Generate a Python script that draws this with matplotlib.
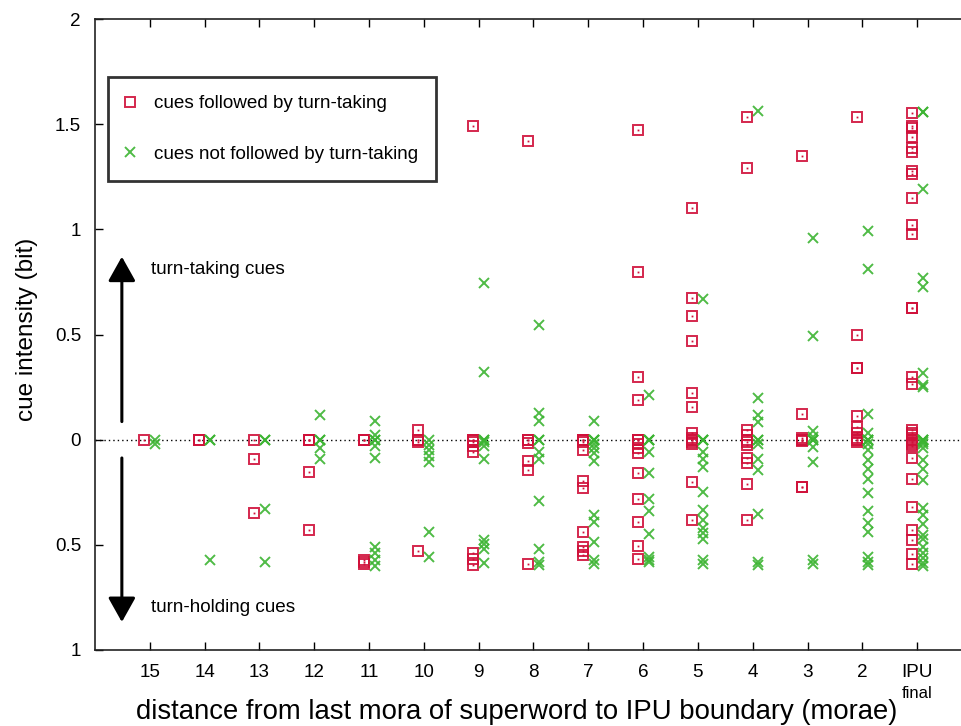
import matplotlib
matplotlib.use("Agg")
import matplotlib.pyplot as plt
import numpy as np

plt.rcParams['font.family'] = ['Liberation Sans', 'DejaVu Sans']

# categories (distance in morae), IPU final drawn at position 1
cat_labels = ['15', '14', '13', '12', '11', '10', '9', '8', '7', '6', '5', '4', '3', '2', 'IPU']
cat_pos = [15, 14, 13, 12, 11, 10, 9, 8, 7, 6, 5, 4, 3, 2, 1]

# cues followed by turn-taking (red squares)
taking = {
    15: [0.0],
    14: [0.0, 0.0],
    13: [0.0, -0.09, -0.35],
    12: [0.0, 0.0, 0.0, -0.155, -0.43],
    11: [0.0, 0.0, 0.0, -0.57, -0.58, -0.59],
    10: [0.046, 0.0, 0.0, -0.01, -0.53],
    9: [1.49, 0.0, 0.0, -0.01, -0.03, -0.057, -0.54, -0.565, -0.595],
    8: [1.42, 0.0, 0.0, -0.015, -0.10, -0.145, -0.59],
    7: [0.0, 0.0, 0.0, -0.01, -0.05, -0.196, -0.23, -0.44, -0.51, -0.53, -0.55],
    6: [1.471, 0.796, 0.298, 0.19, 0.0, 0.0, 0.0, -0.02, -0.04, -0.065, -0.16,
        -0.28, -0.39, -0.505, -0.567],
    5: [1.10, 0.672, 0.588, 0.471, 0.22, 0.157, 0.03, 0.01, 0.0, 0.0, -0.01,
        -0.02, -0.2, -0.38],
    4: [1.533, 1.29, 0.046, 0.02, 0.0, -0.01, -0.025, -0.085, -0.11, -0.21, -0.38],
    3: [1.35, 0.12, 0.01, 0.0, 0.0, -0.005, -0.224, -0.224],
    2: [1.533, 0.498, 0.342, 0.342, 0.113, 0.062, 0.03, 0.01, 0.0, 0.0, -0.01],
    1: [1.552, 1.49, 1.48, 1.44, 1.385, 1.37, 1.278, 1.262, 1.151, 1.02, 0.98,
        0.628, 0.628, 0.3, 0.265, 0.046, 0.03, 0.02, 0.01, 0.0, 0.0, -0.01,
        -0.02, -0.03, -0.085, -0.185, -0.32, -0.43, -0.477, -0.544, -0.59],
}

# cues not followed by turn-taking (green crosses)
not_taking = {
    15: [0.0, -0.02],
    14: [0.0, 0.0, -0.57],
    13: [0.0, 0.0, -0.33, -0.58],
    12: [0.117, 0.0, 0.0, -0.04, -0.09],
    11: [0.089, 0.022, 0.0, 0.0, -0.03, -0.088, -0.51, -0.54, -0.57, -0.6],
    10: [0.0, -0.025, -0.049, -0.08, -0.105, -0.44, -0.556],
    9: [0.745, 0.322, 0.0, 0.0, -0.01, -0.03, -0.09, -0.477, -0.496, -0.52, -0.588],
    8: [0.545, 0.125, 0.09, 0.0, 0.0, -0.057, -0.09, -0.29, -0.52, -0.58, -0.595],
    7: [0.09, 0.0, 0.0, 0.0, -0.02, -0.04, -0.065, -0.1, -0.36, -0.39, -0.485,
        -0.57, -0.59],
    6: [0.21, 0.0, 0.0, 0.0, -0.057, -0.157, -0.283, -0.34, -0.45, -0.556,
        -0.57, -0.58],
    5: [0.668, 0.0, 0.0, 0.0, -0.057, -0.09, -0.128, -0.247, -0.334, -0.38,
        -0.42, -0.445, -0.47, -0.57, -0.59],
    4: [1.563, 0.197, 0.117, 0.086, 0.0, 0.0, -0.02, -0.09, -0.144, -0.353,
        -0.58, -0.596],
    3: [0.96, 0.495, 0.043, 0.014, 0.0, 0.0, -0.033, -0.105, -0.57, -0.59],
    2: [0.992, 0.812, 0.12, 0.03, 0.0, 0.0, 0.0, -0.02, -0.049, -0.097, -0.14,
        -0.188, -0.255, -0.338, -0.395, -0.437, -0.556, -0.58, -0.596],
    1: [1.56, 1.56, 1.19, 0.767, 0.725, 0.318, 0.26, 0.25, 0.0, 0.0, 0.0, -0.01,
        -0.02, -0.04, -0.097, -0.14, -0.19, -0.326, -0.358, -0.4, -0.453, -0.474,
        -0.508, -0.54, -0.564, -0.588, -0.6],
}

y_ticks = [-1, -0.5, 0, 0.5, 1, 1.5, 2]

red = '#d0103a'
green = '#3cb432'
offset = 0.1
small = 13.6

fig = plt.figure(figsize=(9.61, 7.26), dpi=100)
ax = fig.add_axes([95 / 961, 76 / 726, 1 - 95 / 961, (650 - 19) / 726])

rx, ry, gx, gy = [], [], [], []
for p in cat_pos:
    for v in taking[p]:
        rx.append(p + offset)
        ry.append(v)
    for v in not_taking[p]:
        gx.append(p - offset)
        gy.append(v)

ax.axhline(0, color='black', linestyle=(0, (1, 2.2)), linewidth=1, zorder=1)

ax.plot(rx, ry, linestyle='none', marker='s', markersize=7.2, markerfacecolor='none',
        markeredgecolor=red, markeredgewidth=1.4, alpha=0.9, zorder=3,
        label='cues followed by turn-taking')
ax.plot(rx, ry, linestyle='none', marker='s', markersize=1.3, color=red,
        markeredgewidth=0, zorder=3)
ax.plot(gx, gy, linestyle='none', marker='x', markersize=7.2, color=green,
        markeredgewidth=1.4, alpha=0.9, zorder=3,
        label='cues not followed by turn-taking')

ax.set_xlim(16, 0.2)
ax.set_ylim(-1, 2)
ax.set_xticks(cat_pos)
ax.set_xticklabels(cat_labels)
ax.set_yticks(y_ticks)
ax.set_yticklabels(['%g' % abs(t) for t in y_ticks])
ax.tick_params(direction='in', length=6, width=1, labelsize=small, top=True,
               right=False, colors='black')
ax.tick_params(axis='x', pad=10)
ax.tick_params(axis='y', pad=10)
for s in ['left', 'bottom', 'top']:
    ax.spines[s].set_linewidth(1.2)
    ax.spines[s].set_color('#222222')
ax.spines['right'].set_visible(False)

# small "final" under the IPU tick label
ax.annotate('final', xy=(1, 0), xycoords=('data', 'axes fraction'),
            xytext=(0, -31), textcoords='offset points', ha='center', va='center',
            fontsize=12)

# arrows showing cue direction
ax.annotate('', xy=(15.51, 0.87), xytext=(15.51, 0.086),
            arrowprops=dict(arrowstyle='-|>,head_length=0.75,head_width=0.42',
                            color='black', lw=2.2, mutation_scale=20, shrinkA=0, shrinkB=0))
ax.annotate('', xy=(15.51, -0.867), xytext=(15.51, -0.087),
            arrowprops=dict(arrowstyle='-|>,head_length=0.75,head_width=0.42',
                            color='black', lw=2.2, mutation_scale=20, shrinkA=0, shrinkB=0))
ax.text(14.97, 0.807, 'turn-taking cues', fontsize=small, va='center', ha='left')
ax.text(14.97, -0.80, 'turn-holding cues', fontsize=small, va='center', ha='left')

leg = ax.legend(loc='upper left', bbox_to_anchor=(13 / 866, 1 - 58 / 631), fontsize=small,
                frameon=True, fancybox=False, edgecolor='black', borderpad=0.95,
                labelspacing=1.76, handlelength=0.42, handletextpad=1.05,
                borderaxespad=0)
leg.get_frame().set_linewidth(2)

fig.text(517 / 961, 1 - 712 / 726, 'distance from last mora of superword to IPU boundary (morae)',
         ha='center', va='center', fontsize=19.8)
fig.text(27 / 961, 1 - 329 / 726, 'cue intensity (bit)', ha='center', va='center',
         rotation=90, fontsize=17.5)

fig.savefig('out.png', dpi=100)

Required work –
Would you set down the listing exactly, omitting pictures?

Problem solution –
Generate a Python script that draws this with matplotlib.
import matplotlib
matplotlib.use("Agg")
import matplotlib.pyplot as plt
import numpy as np

plt.rcParams['font.family'] = ['Liberation Sans', 'DejaVu Sans']

# categories (distance in morae), IPU final drawn at position 1
cat_labels = ['15', '14', '13', '12', '11', '10', '9', '8', '7', '6', '5', '4', '3', '2', 'IPU']
cat_pos = [15, 14, 13, 12, 11, 10, 9, 8, 7, 6, 5, 4, 3, 2, 1]

# cues followed by turn-taking (red squares)
taking = {
    15: [0.0],
    14: [0.0, 0.0],
    13: [0.0, -0.09, -0.35],
    12: [0.0, 0.0, 0.0, -0.155, -0.43],
    11: [0.0, 0.0, 0.0, -0.57, -0.58, -0.59],
    10: [0.046, 0.0, 0.0, -0.01, -0.53],
    9: [1.49, 0.0, 0.0, -0.01, -0.03, -0.057, -0.54, -0.565, -0.595],
    8: [1.42, 0.0, 0.0, -0.015, -0.10, -0.145, -0.59],
    7: [0.0, 0.0, 0.0, -0.01, -0.05, -0.196, -0.23, -0.44, -0.51, -0.53, -0.55],
    6: [1.471, 0.796, 0.298, 0.19, 0.0, 0.0, 0.0, -0.02, -0.04, -0.065, -0.16,
        -0.28, -0.39, -0.505, -0.567],
    5: [1.10, 0.672, 0.588, 0.471, 0.22, 0.157, 0.03, 0.01, 0.0, 0.0, -0.01,
        -0.02, -0.2, -0.38],
    4: [1.533, 1.29, 0.046, 0.02, 0.0, -0.01, -0.025, -0.085, -0.11, -0.21, -0.38],
    3: [1.35, 0.12, 0.01, 0.0, 0.0, -0.005, -0.224, -0.224],
    2: [1.533, 0.498, 0.342, 0.342, 0.113, 0.062, 0.03, 0.01, 0.0, 0.0, -0.01],
    1: [1.552, 1.49, 1.48, 1.44, 1.385, 1.37, 1.278, 1.262, 1.151, 1.02, 0.98,
        0.628, 0.628, 0.3, 0.265, 0.046, 0.03, 0.02, 0.01, 0.0, 0.0, -0.01,
        -0.02, -0.03, -0.085, -0.185, -0.32, -0.43, -0.477, -0.544, -0.59],
}

# cues not followed by turn-taking (green crosses)
not_taking = {
    15: [0.0, -0.02],
    14: [0.0, 0.0, -0.57],
    13: [0.0, 0.0, -0.33, -0.58],
    12: [0.117, 0.0, 0.0, -0.04, -0.09],
    11: [0.089, 0.022, 0.0, 0.0, -0.03, -0.088, -0.51, -0.54, -0.57, -0.6],
    10: [0.0, -0.025, -0.049, -0.08, -0.105, -0.44, -0.556],
    9: [0.745, 0.322, 0.0, 0.0, -0.01, -0.03, -0.09, -0.477, -0.496, -0.52, -0.588],
    8: [0.545, 0.125, 0.09, 0.0, 0.0, -0.057, -0.09, -0.29, -0.52, -0.58, -0.595],
    7: [0.09, 0.0, 0.0, 0.0, -0.02, -0.04, -0.065, -0.1, -0.36, -0.39, -0.485,
        -0.57, -0.59],
    6: [0.21, 0.0, 0.0, 0.0, -0.057, -0.157, -0.283, -0.34, -0.45, -0.556,
        -0.57, -0.58],
    5: [0.668, 0.0, 0.0, 0.0, -0.057, -0.09, -0.128, -0.247, -0.334, -0.38,
        -0.42, -0.445, -0.47, -0.57, -0.59],
    4: [1.563, 0.197, 0.117, 0.086, 0.0, 0.0, -0.02, -0.09, -0.144, -0.353,
        -0.58, -0.596],
    3: [0.96, 0.495, 0.043, 0.014, 0.0, 0.0, -0.033, -0.105, -0.57, -0.59],
    2: [0.992, 0.812, 0.12, 0.03, 0.0, 0.0, 0.0, -0.02, -0.049, -0.097, -0.14,
        -0.188, -0.255, -0.338, -0.395, -0.437, -0.556, -0.58, -0.596],
    1: [1.56, 1.56, 1.19, 0.767, 0.725, 0.318, 0.26, 0.25, 0.0, 0.0, 0.0, -0.01,
        -0.02, -0.04, -0.097, -0.14, -0.19, -0.326, -0.358, -0.4, -0.453, -0.474,
        -0.508, -0.54, -0.564, -0.588, -0.6],
}

y_ticks = [-1, -0.5, 0, 0.5, 1, 1.5, 2]

red = '#d0103a'
green = '#3cb432'
offset = 0.1
small = 13.6

fig = plt.figure(figsize=(9.61, 7.26), dpi=100)
ax = fig.add_axes([95 / 961, 76 / 726, 1 - 95 / 961, (650 - 19) / 726])

rx, ry, gx, gy = [], [], [], []
for p in cat_pos:
    for v in taking[p]:
        rx.append(p + offset)
        ry.append(v)
    for v in not_taking[p]:
        gx.append(p - offset)
        gy.append(v)

ax.axhline(0, color='black', linestyle=(0, (1, 2.2)), linewidth=1, zorder=1)

ax.plot(rx, ry, linestyle='none', marker='s', markersize=7.2, markerfacecolor='none',
        markeredgecolor=red, markeredgewidth=1.4, alpha=0.9, zorder=3,
        label='cues followed by turn-taking')
ax.plot(rx, ry, linestyle='none', marker='s', markersize=1.3, color=red,
        markeredgewidth=0, zorder=3)
ax.plot(gx, gy, linestyle='none', marker='x', markersize=7.2, color=green,
        markeredgewidth=1.4, alpha=0.9, zorder=3,
        label='cues not followed by turn-taking')

ax.set_xlim(16, 0.2)
ax.set_ylim(-1, 2)
ax.set_xticks(cat_pos)
ax.set_xticklabels(cat_labels)
ax.set_yticks(y_ticks)
ax.set_yticklabels(['%g' % abs(t) for t in y_ticks])
ax.tick_params(direction='in', length=6, width=1, labelsize=small, top=True,
               right=False, colors='black')
ax.tick_params(axis='x', pad=10)
ax.tick_params(axis='y', pad=10)
for s in ['left', 'bottom', 'top']:
    ax.spines[s].set_linewidth(1.2)
    ax.spines[s].set_color('#222222')
ax.spines['right'].set_visible(False)

# small "final" under the IPU tick label
ax.annotate('final', xy=(1, 0), xycoords=('data', 'axes fraction'),
            xytext=(0, -31), textcoords='offset points', ha='center', va='center',
            fontsize=12)

# arrows showing cue direction
ax.annotate('', xy=(15.51, 0.87), xytext=(15.51, 0.086),
            arrowprops=dict(arrowstyle='-|>,head_length=0.75,head_width=0.42',
                            color='black', lw=2.2, mutation_scale=20, shrinkA=0, shrinkB=0))
ax.annotate('', xy=(15.51, -0.867), xytext=(15.51, -0.087),
            arrowprops=dict(arrowstyle='-|>,head_length=0.75,head_width=0.42',
                            color='black', lw=2.2, mutation_scale=20, shrinkA=0, shrinkB=0))
ax.text(14.97, 0.807, 'turn-taking cues', fontsize=small, va='center', ha='left')
ax.text(14.97, -0.80, 'turn-holding cues', fontsize=small, va='center', ha='left')

leg = ax.legend(loc='upper left', bbox_to_anchor=(13 / 866, 1 - 58 / 631), fontsize=small,
                frameon=True, fancybox=False, edgecolor='black', borderpad=0.95,
                labelspacing=1.76, handlelength=0.42, handletextpad=1.05,
                borderaxespad=0)
leg.get_frame().set_linewidth(2)

fig.text(517 / 961, 1 - 712 / 726, 'distance from last mora of superword to IPU boundary (morae)',
         ha='center', va='center', fontsize=19.8)
fig.text(27 / 961, 1 - 329 / 726, 'cue intensity (bit)', ha='center', va='center',
         rotation=90, fontsize=17.5)

fig.savefig('out.png', dpi=100)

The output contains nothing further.